Smoke pours out of the cigarette receptacle just feet away from the doors of the hospital.  But some changes are coming on Dec. 31.

"Visitors, patients and employees can see what is coming," said Christine Bergeron, a nurse practitioner at the hospital. "It's not going to hit them by surprise when Dec. 31 gets here."

Women and Children's Hospital has been awarded this year's Tobacco Free Health Care Project Grant - $150,000 to spend on comprehensive programs to reduce the number of smokers in our area. 

"To eliminate non-smokers' exposure to second-hand smoke," said program director, Sherry Forest, "to promote tobacco cessation, to prevent youth initiation of tobacco use and to eliminate tobacco-related health disparities."

The money from the Centers for Disease Control and Prevention, Louisiana Department of Health and Hospitals and Southwest Louisiana Health Education Center will be divvied up over 30 months to drop the staggering statistics of nearly one in four Louisiana residents lighting up.

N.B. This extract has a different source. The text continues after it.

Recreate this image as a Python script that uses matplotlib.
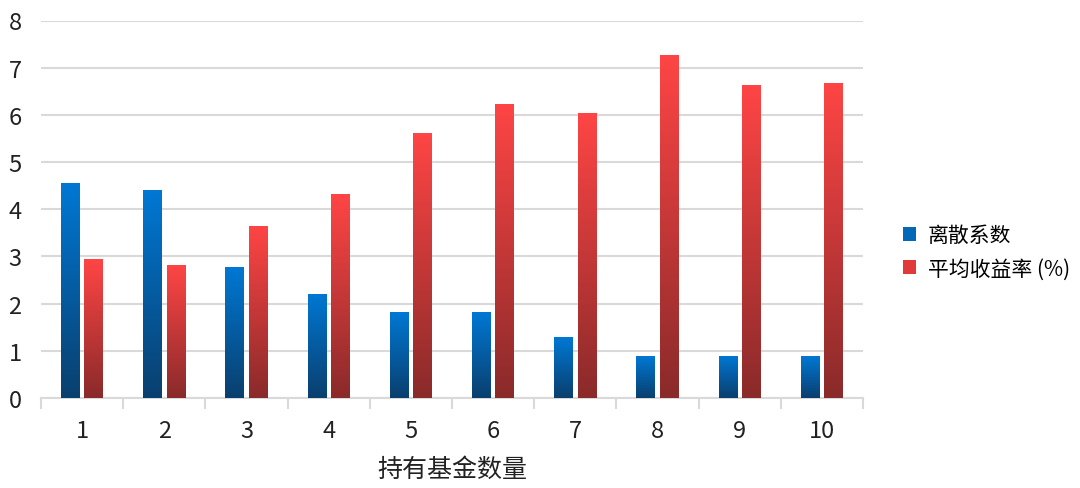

"We are educating teachers, school administrators, kids, we are educating the public in general," said Forest.

While there are smoking receptacles outside of the hospital today, come Dec. 31, they will be moved out and no tobacco will be permitted on the property within 10 feet of any of the hospital grounds.

"By doing this, we hope that we can encourage them to work closer with patients and send out the message that tobacco is deadly," said Bergeron.

The same chemicals in gasoline, ammonia, battery acid and arsenic are used to make cigarettes.  One of the goals of this campaign is to bring that to the attention of kids, the targets of candy-like tobacco products.

"They very much resemble each other," said nurse practitioner, Sandra Priest.  "They also have actual flavored tobacco products. They make cherry flavored Skoal, chocolate cigars."

The mission of this trio is to get kids to stop smoking before they start and help habitual smokers kick the habit before it cripples their health.

Classes to help hospital employees stop smoking will be offered before the Dec. 31 deadline.